Habibollah Askar Oladi, a senior Iranian politician, stated multiple times in previous weeks that he does not consider Mousavi and Karroubi as “leaders of sedition,” Iran Emrooz [fa] reports. These statements have caused different responses among authorities. We should wait and see if anything new happens to Mousavi, Karroubi, and Rahnavard before the next elections.
Delicate Attempts to Get Medicine to Iran
Sanctions have had serious effects on a number of Iranian patients. They are in need for life-saving drugs and sanctions are not helping them. Arseh Sevom has discussed the issue earlier, and the effects continue.
In a humanistic and artistic attempt, Canadian and Iranian Coalition for Peace addresses the problem. Watch the video here.
Do your part to lift the pain of sanctions on Iranian families.
Dear Catherine Ashton:
We, the undersigned, are concerned about the effects the implementation of sanctions are having on average Iranians.
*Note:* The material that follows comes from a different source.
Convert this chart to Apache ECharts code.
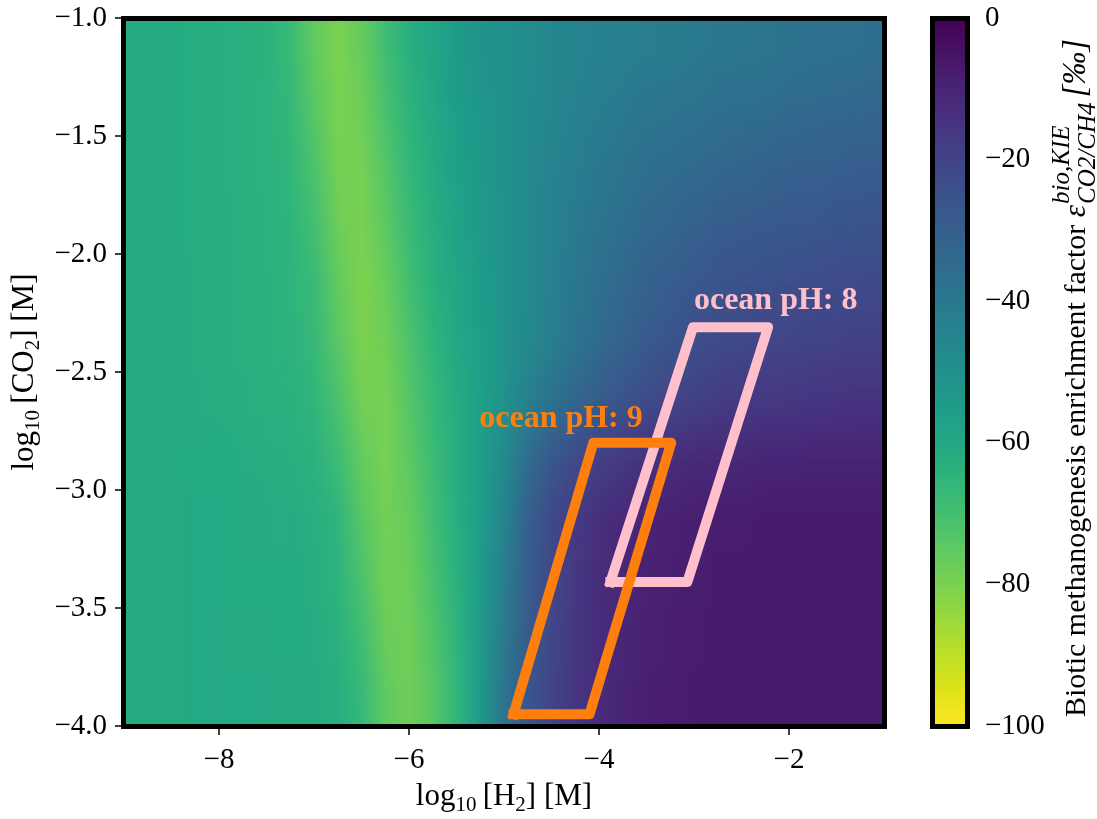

We are particularly concerned that items that are not sanctioned, such as medication and humanitarian goods are not reaching the people in Iran.
This is a time of great suffering in the region. We want to ensure that we are not further contributing to the suffering because of the denial of access to a payment channel for humanitarian items. We know the intention of the sanctions is to put pressure on Iran’s ruling elite. We worry that this is not the reality.
The brunt of the suffering falls on women and children and the most vulnerable in society. They suffer the consequences in very real ways. They lose their incomes, their homes, and their access to life-saving medication. Some of this suffering can be alleviated by facilitating the seamless implementation of the existing humanitarian exemptions. These include financial transactions related to medications, basic needs, and other items that are currently not sanctioned.
We ask the European Union to create a payment channel to accept transactions from Iran. This channel should be closely scrutinized. This will allow much needed financial transactions for medications and basic needs to take place.
It is crucial at this time when the people of Iran are desperately trying to make their own voices heard that we show we are listening. They went to the polls in an attempt to show their own government that they wanted reform and better relations with the outside world. We need to show we are listening.
Please help to avert a humanitarian disaster. Allow Iranians access to the international banking system to purchase medications and humanitarian goods.